**PROBLEM DETAILS**
Emit the data below verbatim, stripping out any pictures.

**DATA SECTION**
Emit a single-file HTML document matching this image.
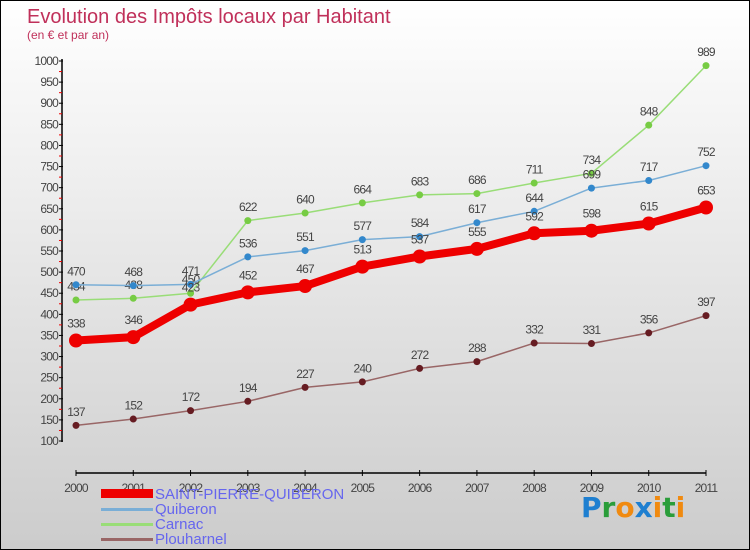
<!DOCTYPE html>
<html><head><meta charset="utf-8"><style>
html,body{margin:0;padding:0}
body{width:750px;height:550px;overflow:hidden;font-family:"Liberation Sans",sans-serif}
#wrap{position:relative;width:748px;height:548px;border:1px solid #000;background:linear-gradient(#ffffff,#cccccc)}
</style></head><body>
<div id="wrap">
<svg id="chart" width="748" height="548" style="position:absolute;left:0;top:0">
<text x="26" y="22" font-size="20" fill="#c0305a">Evolution des Impôts locaux par Habitant</text>
<text x="26" y="38" font-size="12" fill="#c0305a">(en € et par an)</text>
<g id="axes"></g><g id="series"></g>
<g>
<rect x="100" y="488" width="52" height="9" fill="#ee0000"/>
<text x="154" y="498" font-size="15" fill="#6666ee">SAINT-PIERRE-QUIBERON</text>
<rect x="100" y="507" width="52" height="3" fill="#7aaed6"/>
<text x="154" y="513" font-size="15" fill="#6666ee">Quiberon</text>
<rect x="100" y="522" width="52" height="3" fill="#99dd77"/>
<text x="154" y="528" font-size="15" fill="#6666ee">Carnac</text>
<rect x="100" y="537" width="52" height="3" fill="#996666"/>
<text x="154" y="543" font-size="15" fill="#6666ee">Plouharnel</text>
</g>
<g font-size="28" font-weight="bold" font-family="'DejaVu Sans',sans-serif">
<text x="580" y="516"><tspan fill="#1e7fd0">P</tspan><tspan fill="#2a9d3a">r</tspan><tspan fill="#f08a10">o</tspan><tspan fill="#1e7fd0">x</tspan><tspan fill="#f08a10">i</tspan><tspan fill="#2a9d3a">t</tspan><tspan fill="#f08a10">i</tspan></text>
</g>
</svg>
</div>
<script>
const years=["2000","2001","2002","2003","2004","2005","2006","2007","2008","2009","2010","2011"];
const yTicks=[100,150,200,250,300,350,400,450,500,550,600,650,700,750,800,850,900,950,1000];
const saintPierre=[338,346,423,452,467,513,537,555,592,598,615,653];
const quiberon=[470,468,471,536,551,577,584,617,644,699,717,752];
const carnac=[434,438,450,622,640,664,683,686,711,734,848,989];
const plouharnel=[137,152,172,194,227,240,272,288,332,331,356,397];
const NS="http://www.w3.org/2000/svg";
const xS=i=>75+i*(630/11);
const yS=v=>440-(v-100)*(380/900);
function mk(t,a,p){const e=document.createElementNS(NS,t);for(const k in a)e.setAttribute(k,a[k]);p.appendChild(e);return e;}
const ax=document.getElementById('axes');
let yl=mk('line',{x1:61,y1:58,x2:61,y2:441,stroke:'#000','stroke-width':1.5},ax);


yTicks.forEach(v=>{
 mk('line',{x1:58,y1:yS(v),x2:62,y2:yS(v),stroke:'#000'},ax);
 if(v<1000)mk('line',{x1:58,y1:yS(v+25),x2:61,y2:yS(v+25),stroke:'#e00'},ax);
 const t=mk('text',{x:57,y:yS(v)+4,'text-anchor':'end','font-size':12,fill:'#444','letter-spacing':'-0.8'},ax);
 t.textContent=v;
 
 
});
let xl=mk('line',{x1:75,y1:472,x2:705,y2:472,stroke:'#000','stroke-width':1.5},ax);


years.forEach((y,i)=>{
 mk('line',{x1:xS(i),y1:469,x2:xS(i),y2:475,stroke:'#000'},ax);
 const t=mk('text',{x:xS(i),y:491,'text-anchor':'middle','font-size':12,fill:'#444','letter-spacing':'-0.8'},ax);
 t.textContent=y;
 
 
});
const sg=document.getElementById('series');
function draw(data,name,color,w,r,dot){
 const g=mk('g',{},sg);
 
 
 mk('polyline',{points:data.map((v,i)=>xS(i)+','+yS(v)).join(' '),fill:'none',stroke:color,'stroke-width':w,'stroke-linejoin':'round'},g);
 data.forEach((v,i)=>{
  const c=mk('circle',{cx:xS(i),cy:yS(v),r:r,fill:dot},g);
  
  
  const t=mk('text',{x:xS(i),y:yS(v)-(r+6),'text-anchor':'middle','font-size':12,fill:'#444','letter-spacing':'-0.8'},g);
  t.textContent=v;
  
  
 });
}
draw(plouharnel,'plouharnel','#996666',1.5,3.5,'#661c22');
draw(carnac,'carnac','#99dd77',1.5,3.5,'#77cc44');
draw(quiberon,'quiberon','#7aaed6',1.5,3.5,'#3388cc');
draw(saintPierre,'saint-pierre-quiberon','#ee0000',8,7,'#ee0000');
</script>
</body></html>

**REPLY TO THE EXERCISE**
Emit a single-file HTML document matching this image.
<!DOCTYPE html>
<html><head><meta charset="utf-8"><style>
html,body{margin:0;padding:0}
body{width:750px;height:550px;overflow:hidden;font-family:"Liberation Sans",sans-serif}
#wrap{position:relative;width:748px;height:548px;border:1px solid #000;background:linear-gradient(#ffffff,#cccccc)}
</style></head><body>
<div id="wrap">
<svg id="chart" width="748" height="548" style="position:absolute;left:0;top:0">
<text x="26" y="22" font-size="20" fill="#c0305a">Evolution des Impôts locaux par Habitant</text>
<text x="26" y="38" font-size="12" fill="#c0305a">(en € et par an)</text>
<g id="axes"></g><g id="series"></g>
<g>
<rect x="100" y="488" width="52" height="9" fill="#ee0000"/>
<text x="154" y="498" font-size="15" fill="#6666ee">SAINT-PIERRE-QUIBERON</text>
<rect x="100" y="507" width="52" height="3" fill="#7aaed6"/>
<text x="154" y="513" font-size="15" fill="#6666ee">Quiberon</text>
<rect x="100" y="522" width="52" height="3" fill="#99dd77"/>
<text x="154" y="528" font-size="15" fill="#6666ee">Carnac</text>
<rect x="100" y="537" width="52" height="3" fill="#996666"/>
<text x="154" y="543" font-size="15" fill="#6666ee">Plouharnel</text>
</g>
<g font-size="28" font-weight="bold" font-family="'DejaVu Sans',sans-serif">
<text x="580" y="516"><tspan fill="#1e7fd0">P</tspan><tspan fill="#2a9d3a">r</tspan><tspan fill="#f08a10">o</tspan><tspan fill="#1e7fd0">x</tspan><tspan fill="#f08a10">i</tspan><tspan fill="#2a9d3a">t</tspan><tspan fill="#f08a10">i</tspan></text>
</g>
</svg>
</div>
<script>
const years=["2000","2001","2002","2003","2004","2005","2006","2007","2008","2009","2010","2011"];
const yTicks=[100,150,200,250,300,350,400,450,500,550,600,650,700,750,800,850,900,950,1000];
const saintPierre=[338,346,423,452,467,513,537,555,592,598,615,653];
const quiberon=[470,468,471,536,551,577,584,617,644,699,717,752];
const carnac=[434,438,450,622,640,664,683,686,711,734,848,989];
const plouharnel=[137,152,172,194,227,240,272,288,332,331,356,397];
const NS="http://www.w3.org/2000/svg";
const xS=i=>75+i*(630/11);
const yS=v=>440-(v-100)*(380/900);
function mk(t,a,p){const e=document.createElementNS(NS,t);for(const k in a)e.setAttribute(k,a[k]);p.appendChild(e);return e;}
const ax=document.getElementById('axes');
let yl=mk('line',{x1:61,y1:58,x2:61,y2:441,stroke:'#000','stroke-width':1.5},ax);


yTicks.forEach(v=>{
 mk('line',{x1:58,y1:yS(v),x2:62,y2:yS(v),stroke:'#000'},ax);
 if(v<1000)mk('line',{x1:58,y1:yS(v+25),x2:61,y2:yS(v+25),stroke:'#e00'},ax);
 const t=mk('text',{x:57,y:yS(v)+4,'text-anchor':'end','font-size':12,fill:'#444','letter-spacing':'-0.8'},ax);
 t.textContent=v;
 
 
});
let xl=mk('line',{x1:75,y1:472,x2:705,y2:472,stroke:'#000','stroke-width':1.5},ax);


years.forEach((y,i)=>{
 mk('line',{x1:xS(i),y1:469,x2:xS(i),y2:475,stroke:'#000'},ax);
 const t=mk('text',{x:xS(i),y:491,'text-anchor':'middle','font-size':12,fill:'#444','letter-spacing':'-0.8'},ax);
 t.textContent=y;
 
 
});
const sg=document.getElementById('series');
function draw(data,name,color,w,r,dot){
 const g=mk('g',{},sg);
 
 
 mk('polyline',{points:data.map((v,i)=>xS(i)+','+yS(v)).join(' '),fill:'none',stroke:color,'stroke-width':w,'stroke-linejoin':'round'},g);
 data.forEach((v,i)=>{
  const c=mk('circle',{cx:xS(i),cy:yS(v),r:r,fill:dot},g);
  
  
  const t=mk('text',{x:xS(i),y:yS(v)-(r+6),'text-anchor':'middle','font-size':12,fill:'#444','letter-spacing':'-0.8'},g);
  t.textContent=v;
  
  
 });
}
draw(plouharnel,'plouharnel','#996666',1.5,3.5,'#661c22');
draw(carnac,'carnac','#99dd77',1.5,3.5,'#77cc44');
draw(quiberon,'quiberon','#7aaed6',1.5,3.5,'#3388cc');
draw(saintPierre,'saint-pierre-quiberon','#ee0000',8,7,'#ee0000');
</script>
</body></html>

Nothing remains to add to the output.